S’il existe de nombreuses organisations internationales et libanaises, à l’instar de SKF, qui combattent ces discours de haine et apportent un soutien aux réfugiés, ces derniers tentent aussi de s’organiser par eux-mêmes. Pour la chercheuse Elsa Marawi, les Syriens mettent en place des tactiques, « développent des relations avec les habitant·e·s des quartiers où ils vivent, s’investissent dans des activités rémunérées et se forment à de nouvelles compétences à travers l’action des ONG et de la société civile syrienne active au Liban[5] » : l’engagement associatif leur permettrait de structurer leur présence, et même de « s’ancrer », face à l’hostilité d’une partie de la société.
Un ancrage jusque-là bénéfique qui permet à Nour d’élever ses filles avec dignité, en espérant un potentiel départ, ici ou ailleurs.
Notes
[1] Le 14 juin 2023, le bateau de pêche Adriana transportait près de 750 personnes lorsqu’il a coulé au large de Pylos. La recherche des circonstances du naufrage est en cours, mais les garde-côtes grecs ont été mis en causes par des témoignages.
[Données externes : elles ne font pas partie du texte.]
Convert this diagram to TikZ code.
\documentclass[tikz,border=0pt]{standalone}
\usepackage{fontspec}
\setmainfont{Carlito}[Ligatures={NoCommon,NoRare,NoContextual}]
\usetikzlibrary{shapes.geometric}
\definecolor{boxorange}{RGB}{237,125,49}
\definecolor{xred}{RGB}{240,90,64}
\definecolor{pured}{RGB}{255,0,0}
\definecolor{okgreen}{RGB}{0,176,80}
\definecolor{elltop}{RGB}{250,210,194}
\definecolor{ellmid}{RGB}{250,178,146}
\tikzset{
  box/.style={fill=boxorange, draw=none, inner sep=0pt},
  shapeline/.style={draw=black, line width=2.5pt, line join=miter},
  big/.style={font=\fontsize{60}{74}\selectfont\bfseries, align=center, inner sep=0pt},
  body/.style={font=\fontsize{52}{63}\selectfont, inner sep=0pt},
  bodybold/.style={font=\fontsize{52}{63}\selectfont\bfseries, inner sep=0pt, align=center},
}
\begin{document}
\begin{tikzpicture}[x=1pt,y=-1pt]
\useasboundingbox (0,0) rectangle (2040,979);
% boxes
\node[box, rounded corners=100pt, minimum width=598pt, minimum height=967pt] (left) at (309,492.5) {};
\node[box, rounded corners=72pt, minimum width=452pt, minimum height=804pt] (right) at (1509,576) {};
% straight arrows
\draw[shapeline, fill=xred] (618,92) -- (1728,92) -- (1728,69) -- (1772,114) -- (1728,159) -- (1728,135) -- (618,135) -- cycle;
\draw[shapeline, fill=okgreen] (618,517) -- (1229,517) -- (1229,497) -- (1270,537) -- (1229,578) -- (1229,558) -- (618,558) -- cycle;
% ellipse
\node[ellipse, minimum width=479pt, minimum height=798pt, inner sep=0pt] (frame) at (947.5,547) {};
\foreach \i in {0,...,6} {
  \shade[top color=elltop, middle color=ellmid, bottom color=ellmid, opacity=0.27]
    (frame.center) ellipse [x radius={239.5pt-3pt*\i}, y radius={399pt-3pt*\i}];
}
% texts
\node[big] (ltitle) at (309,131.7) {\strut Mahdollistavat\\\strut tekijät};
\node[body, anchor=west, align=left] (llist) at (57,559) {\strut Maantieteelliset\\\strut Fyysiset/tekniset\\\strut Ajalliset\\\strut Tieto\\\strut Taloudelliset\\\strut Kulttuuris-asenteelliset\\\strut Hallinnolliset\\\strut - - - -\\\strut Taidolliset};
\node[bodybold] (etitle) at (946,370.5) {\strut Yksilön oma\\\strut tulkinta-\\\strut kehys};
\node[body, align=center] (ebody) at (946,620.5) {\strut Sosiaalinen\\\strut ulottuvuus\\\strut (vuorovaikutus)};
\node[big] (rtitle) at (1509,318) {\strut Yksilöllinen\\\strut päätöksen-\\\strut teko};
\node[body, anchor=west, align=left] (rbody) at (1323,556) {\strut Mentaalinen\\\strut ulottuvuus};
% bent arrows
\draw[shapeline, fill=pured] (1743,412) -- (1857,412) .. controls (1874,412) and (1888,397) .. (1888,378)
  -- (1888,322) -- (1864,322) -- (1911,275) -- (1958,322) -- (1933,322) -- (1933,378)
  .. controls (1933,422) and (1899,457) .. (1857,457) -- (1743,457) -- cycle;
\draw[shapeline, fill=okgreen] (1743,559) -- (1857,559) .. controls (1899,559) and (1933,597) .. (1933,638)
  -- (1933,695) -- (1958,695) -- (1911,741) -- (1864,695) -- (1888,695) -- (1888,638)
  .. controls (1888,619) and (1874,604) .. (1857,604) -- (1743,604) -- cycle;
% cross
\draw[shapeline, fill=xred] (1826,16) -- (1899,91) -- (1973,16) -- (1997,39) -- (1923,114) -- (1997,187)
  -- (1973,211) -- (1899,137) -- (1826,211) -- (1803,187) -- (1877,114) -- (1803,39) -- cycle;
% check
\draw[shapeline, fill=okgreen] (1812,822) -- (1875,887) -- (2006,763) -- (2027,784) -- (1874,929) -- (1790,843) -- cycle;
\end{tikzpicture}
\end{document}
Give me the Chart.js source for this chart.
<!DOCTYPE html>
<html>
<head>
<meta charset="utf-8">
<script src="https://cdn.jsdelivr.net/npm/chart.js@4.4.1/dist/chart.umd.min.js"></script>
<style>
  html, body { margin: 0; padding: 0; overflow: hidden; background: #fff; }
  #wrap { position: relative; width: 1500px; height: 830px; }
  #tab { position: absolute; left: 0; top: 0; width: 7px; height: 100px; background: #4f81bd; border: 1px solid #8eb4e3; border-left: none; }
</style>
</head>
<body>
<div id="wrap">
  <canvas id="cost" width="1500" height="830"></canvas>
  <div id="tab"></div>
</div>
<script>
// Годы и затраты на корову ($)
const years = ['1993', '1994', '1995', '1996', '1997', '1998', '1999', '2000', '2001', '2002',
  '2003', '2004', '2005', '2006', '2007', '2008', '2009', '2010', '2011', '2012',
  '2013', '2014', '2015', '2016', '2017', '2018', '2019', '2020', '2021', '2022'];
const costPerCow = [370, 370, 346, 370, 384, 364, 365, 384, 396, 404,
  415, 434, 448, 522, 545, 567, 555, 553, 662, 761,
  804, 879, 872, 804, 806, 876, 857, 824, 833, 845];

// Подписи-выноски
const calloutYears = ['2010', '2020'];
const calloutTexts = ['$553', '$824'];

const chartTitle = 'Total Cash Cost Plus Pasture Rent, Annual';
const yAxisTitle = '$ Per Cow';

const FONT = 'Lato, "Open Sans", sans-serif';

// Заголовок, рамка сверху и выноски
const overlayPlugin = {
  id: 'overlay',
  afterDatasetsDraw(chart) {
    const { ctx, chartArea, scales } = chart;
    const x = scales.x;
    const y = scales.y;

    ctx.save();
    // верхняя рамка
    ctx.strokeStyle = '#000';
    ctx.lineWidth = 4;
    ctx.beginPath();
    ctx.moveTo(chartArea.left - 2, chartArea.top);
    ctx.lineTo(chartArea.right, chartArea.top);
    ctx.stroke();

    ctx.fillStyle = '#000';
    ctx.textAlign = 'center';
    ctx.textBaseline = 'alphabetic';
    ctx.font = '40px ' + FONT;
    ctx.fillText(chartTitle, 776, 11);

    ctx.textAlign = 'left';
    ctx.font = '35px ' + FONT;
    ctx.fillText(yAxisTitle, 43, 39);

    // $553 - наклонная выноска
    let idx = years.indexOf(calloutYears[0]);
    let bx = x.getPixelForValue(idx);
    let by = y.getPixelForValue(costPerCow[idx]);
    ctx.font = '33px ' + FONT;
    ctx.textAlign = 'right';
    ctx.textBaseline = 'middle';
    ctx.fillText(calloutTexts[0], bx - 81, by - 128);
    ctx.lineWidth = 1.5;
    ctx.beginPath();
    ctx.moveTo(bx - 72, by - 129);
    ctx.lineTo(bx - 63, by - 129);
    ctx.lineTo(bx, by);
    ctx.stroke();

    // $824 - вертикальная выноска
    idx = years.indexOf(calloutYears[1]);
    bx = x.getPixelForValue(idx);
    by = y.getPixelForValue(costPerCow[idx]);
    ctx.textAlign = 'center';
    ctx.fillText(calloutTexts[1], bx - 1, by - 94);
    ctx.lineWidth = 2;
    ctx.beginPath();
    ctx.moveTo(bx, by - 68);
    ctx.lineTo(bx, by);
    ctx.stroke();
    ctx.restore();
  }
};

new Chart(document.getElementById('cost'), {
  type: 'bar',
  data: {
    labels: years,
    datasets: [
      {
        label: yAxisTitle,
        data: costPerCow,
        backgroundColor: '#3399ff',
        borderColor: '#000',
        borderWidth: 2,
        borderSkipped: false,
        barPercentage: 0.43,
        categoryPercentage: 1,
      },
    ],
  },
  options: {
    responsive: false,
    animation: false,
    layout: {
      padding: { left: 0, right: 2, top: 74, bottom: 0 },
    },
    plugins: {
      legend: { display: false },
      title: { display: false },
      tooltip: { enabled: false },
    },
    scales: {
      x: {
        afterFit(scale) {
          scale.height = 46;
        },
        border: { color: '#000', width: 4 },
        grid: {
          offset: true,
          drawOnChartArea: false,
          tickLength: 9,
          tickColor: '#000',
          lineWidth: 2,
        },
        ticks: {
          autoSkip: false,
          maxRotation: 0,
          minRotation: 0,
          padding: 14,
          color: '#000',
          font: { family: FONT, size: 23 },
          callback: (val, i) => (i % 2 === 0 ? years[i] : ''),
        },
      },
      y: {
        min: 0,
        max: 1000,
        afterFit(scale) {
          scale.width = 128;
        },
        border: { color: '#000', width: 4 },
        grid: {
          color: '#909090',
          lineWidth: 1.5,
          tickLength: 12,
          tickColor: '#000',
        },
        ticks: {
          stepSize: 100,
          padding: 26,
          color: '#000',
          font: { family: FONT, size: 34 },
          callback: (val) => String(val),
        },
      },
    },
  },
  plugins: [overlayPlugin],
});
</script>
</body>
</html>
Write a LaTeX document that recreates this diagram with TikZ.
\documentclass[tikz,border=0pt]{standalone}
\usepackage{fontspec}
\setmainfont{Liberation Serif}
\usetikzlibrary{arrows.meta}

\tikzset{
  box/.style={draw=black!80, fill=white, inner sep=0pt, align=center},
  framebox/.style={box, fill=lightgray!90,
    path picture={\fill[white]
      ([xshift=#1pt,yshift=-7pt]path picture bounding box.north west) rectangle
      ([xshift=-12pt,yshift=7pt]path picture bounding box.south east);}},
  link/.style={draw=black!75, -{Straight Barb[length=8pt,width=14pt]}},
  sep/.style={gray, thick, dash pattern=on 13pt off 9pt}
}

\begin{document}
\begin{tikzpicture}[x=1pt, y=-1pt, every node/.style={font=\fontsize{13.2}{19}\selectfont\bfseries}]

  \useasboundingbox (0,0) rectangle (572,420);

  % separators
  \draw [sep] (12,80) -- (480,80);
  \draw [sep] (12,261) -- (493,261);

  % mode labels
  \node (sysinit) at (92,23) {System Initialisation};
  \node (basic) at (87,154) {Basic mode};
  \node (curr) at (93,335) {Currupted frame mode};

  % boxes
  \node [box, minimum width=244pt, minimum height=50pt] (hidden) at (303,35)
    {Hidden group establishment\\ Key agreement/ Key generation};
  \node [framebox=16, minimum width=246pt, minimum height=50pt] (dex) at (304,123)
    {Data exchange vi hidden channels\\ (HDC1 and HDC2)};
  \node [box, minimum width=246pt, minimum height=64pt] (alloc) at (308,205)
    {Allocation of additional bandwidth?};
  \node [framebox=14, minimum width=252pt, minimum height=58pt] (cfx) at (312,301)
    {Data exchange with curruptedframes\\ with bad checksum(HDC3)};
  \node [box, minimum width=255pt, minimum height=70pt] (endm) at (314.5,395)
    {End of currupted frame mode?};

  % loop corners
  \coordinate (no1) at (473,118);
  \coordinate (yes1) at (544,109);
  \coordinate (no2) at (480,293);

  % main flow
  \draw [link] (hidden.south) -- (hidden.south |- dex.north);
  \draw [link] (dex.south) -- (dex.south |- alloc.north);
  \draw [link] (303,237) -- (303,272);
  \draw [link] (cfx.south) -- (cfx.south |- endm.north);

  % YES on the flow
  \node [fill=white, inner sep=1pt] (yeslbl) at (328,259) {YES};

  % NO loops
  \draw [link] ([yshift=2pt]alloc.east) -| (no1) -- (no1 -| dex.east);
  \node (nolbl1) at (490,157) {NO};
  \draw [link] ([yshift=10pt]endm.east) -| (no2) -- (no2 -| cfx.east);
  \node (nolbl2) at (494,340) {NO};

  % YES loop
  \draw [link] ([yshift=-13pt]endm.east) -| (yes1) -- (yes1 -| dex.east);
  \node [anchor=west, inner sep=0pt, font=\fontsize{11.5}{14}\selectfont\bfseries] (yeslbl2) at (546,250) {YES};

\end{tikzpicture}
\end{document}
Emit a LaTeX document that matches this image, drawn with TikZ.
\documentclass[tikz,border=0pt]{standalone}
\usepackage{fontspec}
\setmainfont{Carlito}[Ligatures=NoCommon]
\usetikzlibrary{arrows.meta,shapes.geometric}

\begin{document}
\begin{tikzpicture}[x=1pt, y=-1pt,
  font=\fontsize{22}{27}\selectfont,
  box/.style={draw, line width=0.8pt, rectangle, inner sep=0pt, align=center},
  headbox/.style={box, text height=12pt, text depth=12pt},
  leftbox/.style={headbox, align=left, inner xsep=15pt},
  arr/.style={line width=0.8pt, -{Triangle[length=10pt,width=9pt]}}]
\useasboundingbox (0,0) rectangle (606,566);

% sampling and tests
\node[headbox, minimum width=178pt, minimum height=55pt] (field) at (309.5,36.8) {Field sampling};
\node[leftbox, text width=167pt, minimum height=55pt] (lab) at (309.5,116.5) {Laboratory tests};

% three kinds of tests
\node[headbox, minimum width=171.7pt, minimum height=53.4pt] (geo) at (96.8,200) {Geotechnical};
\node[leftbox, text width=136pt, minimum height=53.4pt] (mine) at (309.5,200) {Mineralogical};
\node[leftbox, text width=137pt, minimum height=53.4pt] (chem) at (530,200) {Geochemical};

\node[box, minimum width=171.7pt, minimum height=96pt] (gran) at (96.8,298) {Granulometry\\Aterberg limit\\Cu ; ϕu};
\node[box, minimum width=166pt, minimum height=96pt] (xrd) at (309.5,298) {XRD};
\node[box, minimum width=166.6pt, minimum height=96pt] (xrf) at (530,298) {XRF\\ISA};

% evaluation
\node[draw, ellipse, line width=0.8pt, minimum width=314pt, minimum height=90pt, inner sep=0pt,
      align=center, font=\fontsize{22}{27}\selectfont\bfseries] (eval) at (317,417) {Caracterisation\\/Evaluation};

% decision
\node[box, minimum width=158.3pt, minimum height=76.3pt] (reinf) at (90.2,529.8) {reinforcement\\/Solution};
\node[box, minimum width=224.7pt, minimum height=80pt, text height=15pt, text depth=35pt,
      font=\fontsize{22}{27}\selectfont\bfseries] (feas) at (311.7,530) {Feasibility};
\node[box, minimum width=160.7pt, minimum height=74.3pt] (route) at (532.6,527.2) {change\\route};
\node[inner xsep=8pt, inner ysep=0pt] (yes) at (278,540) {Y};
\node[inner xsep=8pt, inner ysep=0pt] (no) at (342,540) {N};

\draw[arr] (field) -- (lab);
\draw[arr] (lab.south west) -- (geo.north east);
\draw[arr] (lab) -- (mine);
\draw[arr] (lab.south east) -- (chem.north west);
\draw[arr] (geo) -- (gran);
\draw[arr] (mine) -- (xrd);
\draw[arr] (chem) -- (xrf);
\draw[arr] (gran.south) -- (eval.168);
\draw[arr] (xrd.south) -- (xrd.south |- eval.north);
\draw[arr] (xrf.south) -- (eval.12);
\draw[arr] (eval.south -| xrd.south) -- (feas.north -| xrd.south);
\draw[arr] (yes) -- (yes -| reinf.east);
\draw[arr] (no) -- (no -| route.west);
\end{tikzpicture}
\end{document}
[2] Le maximum de transfert monétaire possible pour une famille vulnérable de cinq personnes ou plus s’élève à 125 dollars par mois.
[3] Selon un rapport d’Information International cité par Beirut Today
[4] Jessy Nassar, « Syrian Refugee Deportation in Lebanon: A Critical Perspective », CARNEGIE Endowment for international peace, 23 mai 2023.
[5] Elsa Maarawi, « L’ancrage par l’engagement associatif : initiatives par et pour les Syriennes au Liban », e-Migrinter [En ligne], 23 | 2022, mis en ligne le 06 décembre 2022.